Crystal River Units 1 and 2 have traditionally been fired with Central Appalachia coal. U.S. Energy Information Administration data shows that the plant got its coal earlier this year from various suppliers, including B&W Resources, Arch Coal Sales, James River Coal, Blackhawk Mining and Alpha Natural Resources.
Crystal River Units 4 and 5 are coal-fired facilities that are newer, bigger and retrofitted recently with new emissions controls, so they are not part of this program. Unit 3 is a shut nuclear facility.
In April 1 testimony filed at the Florida PSC, utility official Benjamin Borsch said the utility cannot continue to operate the Crystal River Units 1 and 2 without implementation of additional measures to bring the units into compliance with MATS. Accordingly, the two main options that PEF considered were: installing new emission control systems to reduce NOx, SO2 and mercury emissions; and retiring the units and replacing the generation.
DEF has decided that installing emission controls at Crystal River Units 1 and 2 is not the most cost-effective option.
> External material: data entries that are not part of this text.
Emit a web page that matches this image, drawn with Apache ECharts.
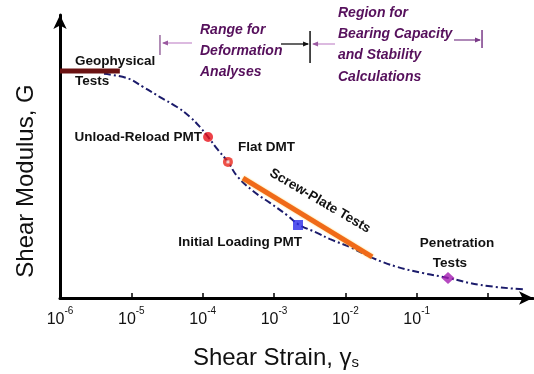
<!DOCTYPE html>
<html>
<head>
<meta charset="utf-8">
<script src="https://cdn.jsdelivr.net/npm/echarts@6/dist/echarts.min.js"></script>
<style>
  html, body { margin: 0; padding: 0; background: #fff; }
  #chart { width: 534px; height: 374px; }
</style>
</head>
<body>
<div id="chart"></div>
<script>
// Shear modulus degradation curve versus shear strain (log scale)
const strainTicks = [1e-6, 1e-5, 1e-4, 1e-3, 1e-2, 1e-1, 1];

const curveStrain = [4.14e-6, 8.69e-6, 1.46e-5, 2.52e-5, 4.37e-5, 6.65e-5, 9.18e-5, 1.19e-4,
  1.64e-4, 2.26e-4, 3.03e-4, 5.08e-4, 8.79e-4, 1.52e-3, 2.17e-3, 4.01e-3, 6.10e-3,
  1.16e-2, 2.44e-2, 5.31e-2, 0.123, 0.275, 0.773, 3.31];
const curveG = [79.2, 77.7, 74.6, 71.0, 67.5, 64.0, 60.4, 56.9,
  52.3, 48.1, 43.1, 37.8, 33.6, 29.3, 26.1, 23.0, 20.8,
  18.0, 14.1, 11.0, 8.8, 7.1, 4.6, 3.0];

const geophysStrain = [1e-6, 6.9e-6];
const geophysG = [80.2, 80.2];

const screwPlateStrain = [3.68e-4, 2.37e-2];
const screwPlateG = [42.4, 14.5];

const unloadReload = [1.19e-4, 56.9];
const flatDMT = [2.26e-4, 48.1];
const initialLoading = [2.17e-3, 25.8];
const penetration = [0.275, 7.1];

// Boundaries of the two application ranges along the strain axis
const rangeBounds = [2.52e-5, 3.2e-3, 0.824];

const zip = (xs, ys) => xs.map((x, i) => [x, ys[i]]);

const chart = echarts.init(document.getElementById('chart'));
const FONT = '"Liberation Sans", Arial, sans-serif';

chart.setOption({
  animation: false,
  grid: { left: 60, right: 1, top: 15, bottom: 76 },
  xAxis: {
    type: 'log',
    logBase: 10,
    min: 1e-6,
    max: 4.27,
    axisLine: { lineStyle: { color: '#000', width: 3 }, symbol: ['none', 'arrow'], symbolSize: [10, 14] },
    axisTick: { show: true, inside: true, length: 5, lineStyle: { color: '#000', width: 1.5 }, customValues: strainTicks },
    axisLabel: {
      margin: 8,
      customValues: strainTicks.slice(0, 6),
      formatter: v => '{b|10}{s|' + Math.round(Math.log10(v)) + '}',
      rich: {
        b: { fontFamily: FONT, fontSize: 16, color: '#111', verticalAlign: 'bottom', lineHeight: 22 },
        s: { fontFamily: FONT, fontSize: 10, color: '#111', verticalAlign: 'top', lineHeight: 22 }
      }
    },
    splitLine: { show: false }
  },
  yAxis: {
    type: 'value',
    min: 0,
    max: 100,
    axisLine: { show: true, lineStyle: { color: '#000', width: 3 }, symbol: ['none', 'arrow'], symbolSize: [10, 14] },
    axisTick: { show: false },
    axisLabel: { show: false },
    splitLine: { show: false }
  },
  series: [
    {
      type: 'line', data: zip(curveStrain, curveG), smooth: 0.4, symbol: 'none',
      lineStyle: { color: '#1b1b6b', width: 2, type: [7, 3, 2, 3] }, z: 3
    },
    {
      type: 'line', data: zip(geophysStrain, geophysG), symbol: 'none',
      lineStyle: { color: '#6b1212', width: 5 }, z: 4
    },
    {
      type: 'line', data: zip(screwPlateStrain, screwPlateG), symbol: 'none',
      lineStyle: { color: '#f06a18', width: 5, shadowColor: 'rgba(255,200,60,0.8)', shadowBlur: 2 }, z: 4
    },
    {
      type: 'scatter', data: [unloadReload], symbol: 'circle', symbolSize: 10,
      itemStyle: { color: '#e8121a' }, z: 5
    },
    {
      type: 'scatter', data: [flatDMT], symbol: 'circle', symbolSize: 10,
      itemStyle: { color: '#e8261a' }, z: 5
    },
    {
      type: 'scatter', data: [flatDMT], symbol: 'rect', symbolSize: 3,
      itemStyle: { color: '#ffffff' }, z: 6
    },
    {
      type: 'scatter', data: [initialLoading], symbol: 'rect', symbolSize: 10,
      itemStyle: { color: '#2b2be8' }, z: 5
    },
    {
      type: 'scatter', data: [penetration], symbol: 'diamond', symbolSize: [13, 12],
      itemStyle: { color: '#a31cb0' }, z: 5
    }
  ]
});

// Annotation text and range brackets
const toX = v => chart.convertToPixel({ xAxisIndex: 0 }, v);
const [xb0, xb1, xb2] = rangeBounds.map(toX);

const black = { fontFamily: FONT, fontSize: 13.5, fontWeight: 'bold', fill: '#111' };
const purple = { fontFamily: FONT, fontSize: 14, fontWeight: 'bold', fontStyle: 'italic', fill: '#56105c' };

function txt(x, y, text, base, extra) {
  return { type: 'text', x, y, style: Object.assign({ text, verticalAlign: 'middle', align: 'left' }, base, extra || {}), z: 10 };
}
function seg(x1, y1, x2, y2, color, w) {
  return { type: 'line', shape: { x1, y1, x2, y2 }, style: { stroke: color, lineWidth: w || 1.2 }, z: 9 };
}
function head(x, y, dir, color) {
  // small triangular arrow head, dir = +1 points right, -1 points left
  return { type: 'polygon', shape: { points: [[x, y], [x - dir * 6, y - 2.5], [x - dir * 6, y + 2.5]] }, style: { fill: color }, z: 9 };
}

const pink = '#c48ccc';
const graphics = [
  // y axis title
  { type: 'text', x: 26, y: 181, rotation: Math.PI / 2,
    style: { text: 'Shear Modulus, G', fontFamily: FONT, fontSize: 24, fill: '#111', align: 'center', verticalAlign: 'middle' } },
  // x axis title
  { type: 'text', x: 276, y: 356,
    style: { text: '{t|Shear Strain, γ}{u|s}', align: 'center', verticalAlign: 'middle',
      rich: { t: { fontFamily: FONT, fontSize: 24, fill: '#111', verticalAlign: 'bottom', lineHeight: 28 },
              u: { fontFamily: FONT, fontSize: 15, fill: '#111', verticalAlign: 'bottom', lineHeight: 22 } } } },

  txt(75, 61, 'Geophysical', black),
  txt(75, 81, 'Tests', black),
  txt(202, 137, 'Unload-Reload PMT', black, { align: 'right' }),
  txt(238, 147, 'Flat DMT', black),
  txt(302, 242, 'Initial Loading PMT', black, { align: 'right' }),
  txt(457, 243, 'Penetration', black, { align: 'center' }),
  txt(450, 263, 'Tests', black, { align: 'center' }),
  { type: 'text', x: 320, y: 201, rotation: -0.53,
    style: Object.assign({ text: 'Screw-Plate Tests', align: 'center', verticalAlign: 'middle' }, black), z: 10 },

  txt(200, 30, 'Range for', purple),
  txt(200, 51, 'Deformation', purple),
  txt(200, 72, 'Analyses', purple),
  txt(338, 13, 'Region for', purple),
  txt(338, 34, 'Bearing Capacity', purple),
  txt(338, 55, 'and Stability', purple),
  txt(338, 77, 'Calculations', purple),

  // left bound of deformation range
  seg(xb0, 35, xb0, 55, '#9a6aa0', 1.5),
  seg(xb0 + 3, 43, 192, 43, pink),
  head(xb0 + 2, 43, -1, '#9a5aa0'),
  // boundary between the two ranges
  seg(281, 44, xb1 - 2, 44, '#111', 1.3),
  head(xb1 - 1, 44, 1, '#111'),
  seg(xb1, 31, xb1, 63, '#111', 1.5),
  seg(xb1 + 3, 44, 335, 44, pink),
  head(xb1 + 2, 44, -1, '#9a5aa0'),
  // right bound of the bearing capacity range
  seg(454, 40, xb2 - 2, 40, '#7a3a88', 1.2),
  head(xb2 - 1, 40, 1, '#7a3a88'),
  seg(xb2, 30, xb2, 48, '#7a3a88', 1.5)
];

chart.setOption({ graphic: graphics });
</script>
</body>
</html>
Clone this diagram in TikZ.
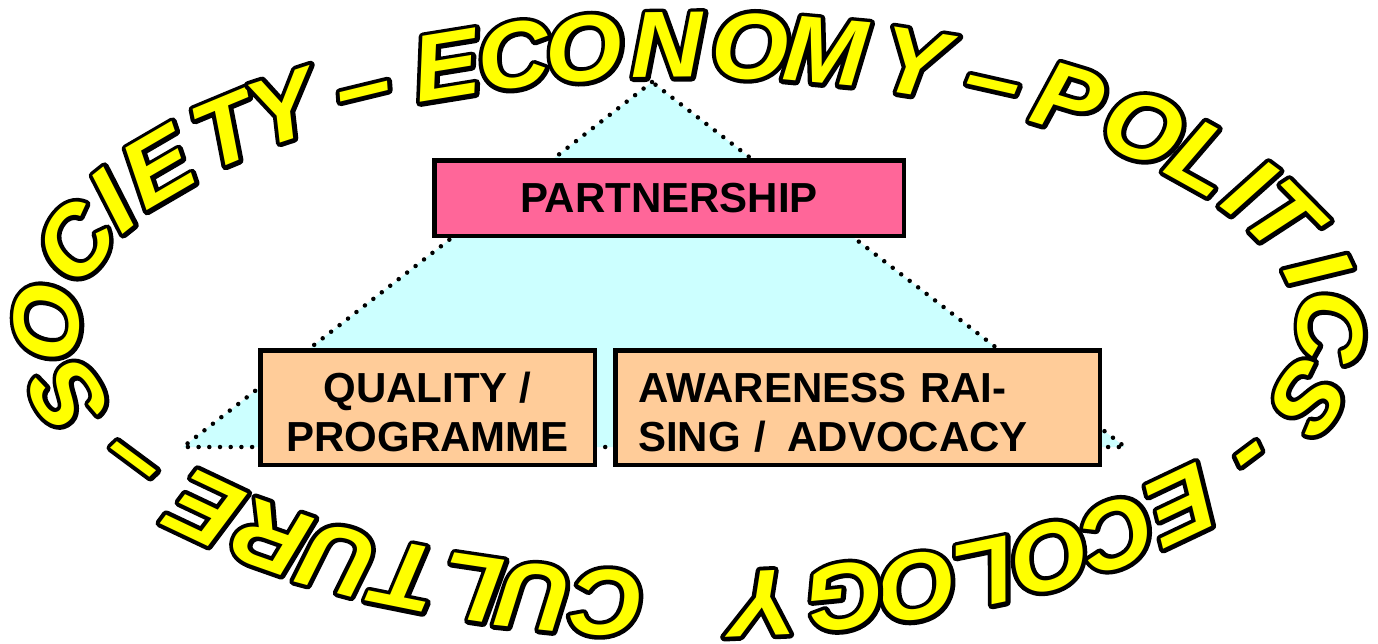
\documentclass[tikz,border=0pt]{standalone}
\usepackage{fontspec}
\setmainfont{Liberation Sans}
\definecolor{pinkbox}{HTML}{FF6699}
\definecolor{peachbox}{HTML}{FFCC99}
\definecolor{tricyan}{HTML}{CCFFFF}
\definecolor{wordyellow}{HTML}{FFFF00}
\newcommand\outlinedchar[1]{\rlap{\special{pdf:literal direct 0 0 0 RG 1 Tr 8.5 w 1 j}#1\special{pdf:literal direct 0 Tr}}#1}
\tikzset{
  boxstyle/.style={draw=black, line width=4.5pt, inner sep=0pt, font=\fontsize{42}{49}\selectfont\bfseries},
  tristyle/.style={fill=tricyan, draw=black, line width=4.5pt, line cap=round, dash pattern=on 0pt off 10.7pt},
  arcletter/.style={text=wordyellow, font=\fontsize{94}{94}\selectfont\bfseries\itshape, inner sep=0pt, anchor=center},
}
\begin{document}
\begin{tikzpicture}[x=1pt,y=-1pt]
\useasboundingbox (0,0) rectangle (1378,643);
\coordinate (apex) at (652,82);
\coordinate (bl) at (183,447);
\coordinate (br) at (1125,447);
\path[tristyle] (apex) -- (bl) -- (br) -- cycle;
\node[boxstyle, fill=pinkbox, minimum width=469.5pt, minimum height=75.5pt] (partner) at (669,198) {PARTNERSHIP};
\node[boxstyle, fill=peachbox, minimum width=334.5pt, minimum height=114.5pt, align=center] (quality) at (427.5,407.5) {\rule{0pt}{40pt}QUALITY /\\PROGRAMME};
\node[boxstyle, fill=peachbox, minimum width=484.5pt, minimum height=114.5pt, align=left, text width=439pt, inner xsep=22.75pt] (aware) at (857.5,407.5) {\rule{0pt}{40pt}AWARENESS RAI-\\SING /\hspace{0.5em}ADVOCACY};
% letters of the arch, placed on the ellipse
\foreach \ch/\px/\py/\k in {S/63/392/1, O/46/318/2, C/73/238/3, I/110/197/4, E/156/163/5, T/219/125/6, Y/276/101/7, E/452/66/9, C/518/55/10, O/589/48/11, N/672/44/12, O/755/47/13, M/830/52/14, Y/922/60/15, P/1080/97/17, O/1151/128/18, L/1202/162/19, I/1256/190/20, T/1301/218/21, I/1324/272/22, C/1331/332/23, S/1307/402/24, E/1180/508/26, C/1117/537/27, O/1046/558/28, L/978/573/29, O/913/587/30, G/839/594/31, Y/759/605/32, C/605/595/33, U/531/594/34, L/468/587/35, T/397/581/36, U/328/562/37, R/268/536/38, E/196/509/39}{
  \pgfmathsetmacro\tang{atan2((325-\py)/280,(\px-689)/642)}
  \pgfmathsetmacro\rot{atan2(-247*cos(\tang),609*sin(\tang))}
  \node[arcletter, rotate=\rot, xshift=-5pt, xscale=1.05] (L\k) at ({689+642*cos(\tang)},{325-280*sin(\tang)}) {\outlinedchar{\ch}};
}
% dashes of the arch, placed where they are seen
\foreach \ch/\px/\py/\k in {–/367/90/8, –/996/85/16, -/1247/457/25, –/131/458/40}{
  \pgfmathsetmacro\tang{atan2((325-\py)/280,(\px-689)/642)}
  \pgfmathsetmacro\rot{atan2(-247*cos(\tang),609*sin(\tang))}
  \node[arcletter, rotate=\rot, xshift=-3pt, yshift=-11pt, xscale=1.05] (L\k) at (\px,\py) {\outlinedchar{\ch}};
}
\end{tikzpicture}
\end{document}
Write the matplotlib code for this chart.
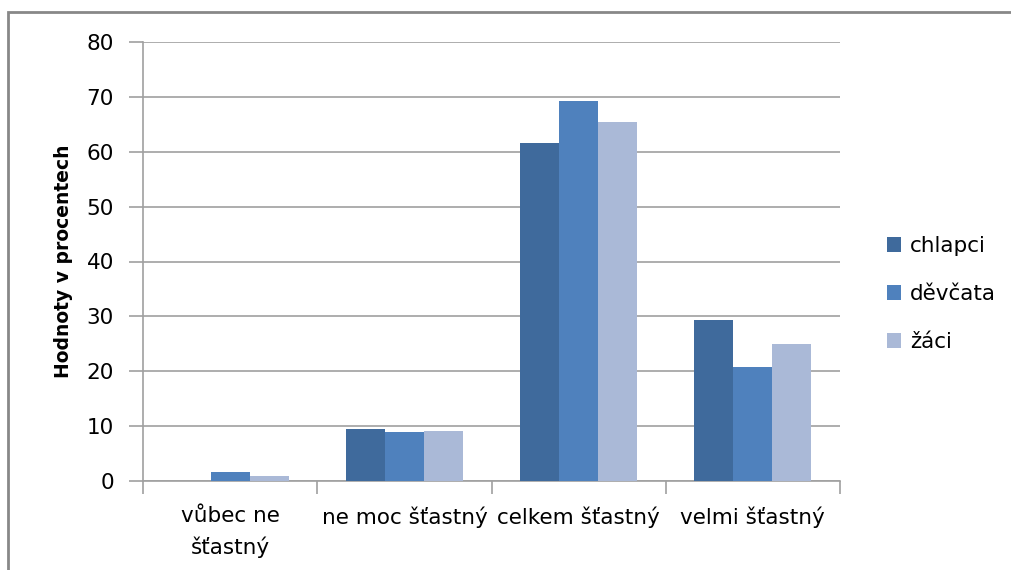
import matplotlib.pyplot as plt
import matplotlib.patches as mpatches
import numpy as np

categories = ['vůbec ne\nšťastný', 'ne moc šťastný', 'celkem šťastný', 'velmi šťastný']
series = ['chlapci', 'děvčata', 'žáci']
chlapci = [0.0, 9.4, 61.6, 29.3]
devcata = [1.6, 8.9, 69.2, 20.8]
zaci = [0.85, 9.2, 65.5, 25.0]
colors = ['#3F6A9C', '#4F81BD', '#AAB9D7']

W, H = 1011, 570
fig = plt.figure(figsize=(W / 100, H / 100), dpi=100)
ax = fig.add_axes([143 / W, (H - 481) / H, (840 - 143) / W, (481 - 42) / H])

x = np.arange(len(categories))
bw = 0.224
for i, (vals, name) in enumerate(zip([chlapci, devcata, zaci], series)):
    ax.bar(x + (i - 1) * bw, vals, bw, color=colors[i], label=name, zorder=3)

ax.set_xlim(-0.5, len(categories) - 0.5)
ax.set_ylim(0, 80)
ax.set_yticks(range(0, 81, 10))
ax.yaxis.grid(True, color='#A0A0A0', linewidth=1.2, zorder=0)
ax.tick_params(axis='y', length=10, color='#A0A0A0', width=1.2, labelsize=15.5, pad=11)

ax.set_xticks(np.arange(-0.5, len(categories), 1.0))
ax.set_xticks(x, minor=True)
ax.set_xticklabels([])
ax.set_xticklabels(categories, minor=True, fontsize=15.5)
ax.tick_params(axis='x', which='major', length=9, color='#A0A0A0', width=1.2)
ax.tick_params(axis='x', which='minor', length=0, pad=18)
for lbl in ax.get_xticklabels(minor=True):
    lbl.set_linespacing(1.6)

for s in ['top', 'right']:
    ax.spines[s].set_visible(False)
for s in ['left', 'bottom']:
    ax.spines[s].set_color('#A0A0A0')
    ax.spines[s].set_linewidth(1.2)

ax.set_ylabel('Hodnoty v procentech', fontsize=13.5, fontweight='bold', labelpad=10)

ax.legend(loc='center left', bbox_to_anchor=(868 / W, (H - 294) / H), bbox_transform=fig.transFigure,
          frameon=False, fontsize=15.5, handlelength=0.65, handleheight=0.65,
          handletextpad=0.4, labelspacing=1.3)

fig.patches.append(mpatches.Rectangle((8 / W, -0.1), 1.2, 1 - 12 / H + 0.1,
                                      transform=fig.transFigure, fill=False,
                                      edgecolor='#888888', linewidth=2))

fig.savefig('out.png', dpi=100)
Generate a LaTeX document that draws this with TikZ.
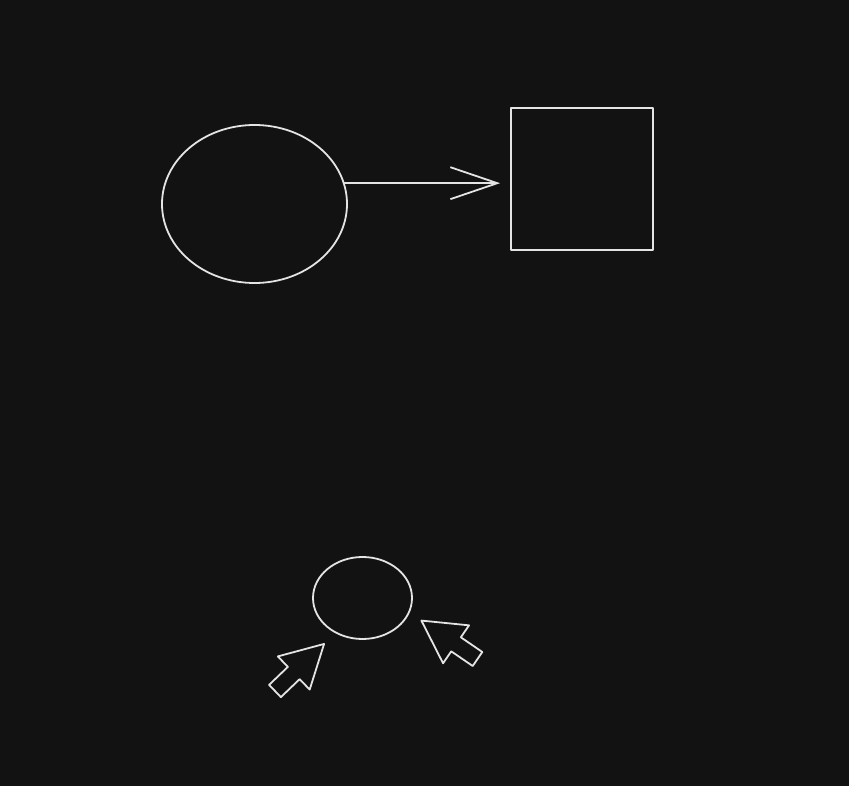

PEF is now evaluating alternative fuel options that would allow Crystal River Units 1 and 2 to continue operating in compliance with MATS for a limited period of time, which is the reason for the coal test burns. If these tests are successful, it may be possible for PEF to extend Crystal River Units 1 and 2 operations to the 2018-2020 timeframe while still being in compliance with MATS.